After a few months of launching new campaigns and analyzing results, we hypothesized that we could get even more conversions from the same ads simply by improving the landing page.
To test this hypothesis, we created an A/B test:
- The existing landing page represented the control (A). We created a second improved version of the landing page to represent the variant (B).
- Using the Experiments feature of Google Ads, we create a 1-month split test to send equal traffic to the control and the variant. We would evaluate after one month whether we had enough performance data for statistical significance.
- It was determined that our primary KPI, cost per conversion, would be the metric of success. In other words, how many conversions we could achieve for the same ad spend.
- After one month had passed, we looked back at the results.
- The control (original landing page) produced 43 conversions from $1,853.62 of ad spend, leading to a $43.11 cost per conversion.
- The variant (new landing page) produced 88 conversions from $1,813.94 of ad spend, leading to a $20.61 cost per conversion.
Initially, we were tempted to celebrate this as a victory. But before we could apply the B variant permanently, we wanted to check the statistical significance.

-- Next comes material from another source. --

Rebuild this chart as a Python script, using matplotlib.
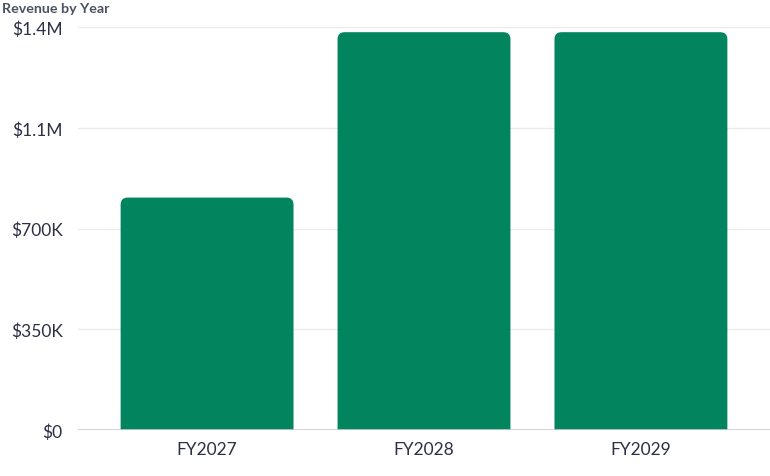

During the setup of this Experiment, we input an 80% confidence interval as a goal. Google does a decent job of displaying the statistical significance of the experiment once it is complete. (See the last row in the image).
However, we wanted to check how much confidence we could assume beyond the initial 80% goal. Therefore we chose to use the AB Testguide calculator.
We input the result metrics and set a 95% confidence level as the goal.
The result? A statistically significant test! The B variation had a 105.4% higher conversion rate than the A variation.
Conclusion
The last step was to implement the changes. We applied the winning landing page variant as the permanent destination for this campaign, thereby enjoying double the conversions for the same ad spend for the foreseeable future.